Nathan Lyon was responsible for both of Australia’s breakthroughs, Rory Burns caught behind for 20 and Root nicking to slip late in the session for 21.

England resumed on nine without loss having scraped through a tense four-over session on the second evening, during which Denly was dropped on nought and Burns overturned an lbw decision.

Marcus Harris, the man responsible for putting down Denly, split the webbing in his left hand as was off the field after receiving seven stitches.

Denly was having a more comfortable time, tucking the first ball of the day for two then driving to the mid-off boundary. Burns was also positive, slashing Josh Hazlewood up and over gully in an another early boost.
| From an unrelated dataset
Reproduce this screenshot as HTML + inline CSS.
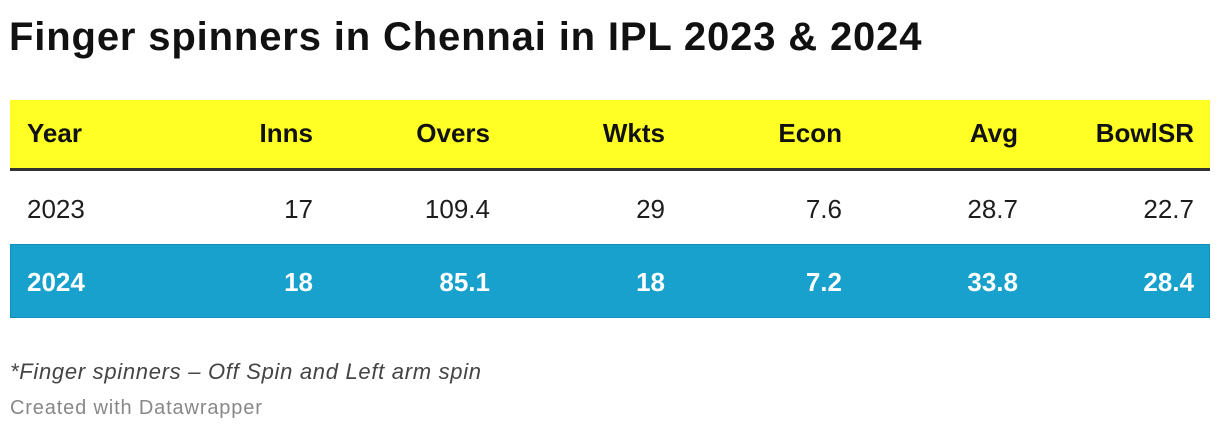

After eight overs Tim Paine turned to spin, but Lyon was quickly put on the back foot by Denly. Having taken three balls to size him up, the opener skipped down the track twice in a row, hitting straight and true for four and six.

Lyon’s next visit brought four more down the ground and when Burns punched Peter Siddle straight it brought up the England 50.

That was the first half-century first-wicket stand of the summer but it was as good as it got, Lyon getting Australia on the board with a short, wide delivery.

It was a poor ball but a worse shot, Burns stretching for a cut but nicking into Paine’s gloves. That represented a soft end to a series that has seen the Surrey man post 390 runs and cement his place at the head of the innings.

Pat Cummins and Hazlewood did their best to find a second wicket, with a handful of edges landing safe, but just as England seemed to have weathered the worst Root erred.

The skipper will be frustrated with the manner of his dismissal, pushing at a gentle off-break and edging straight to Steve Smith.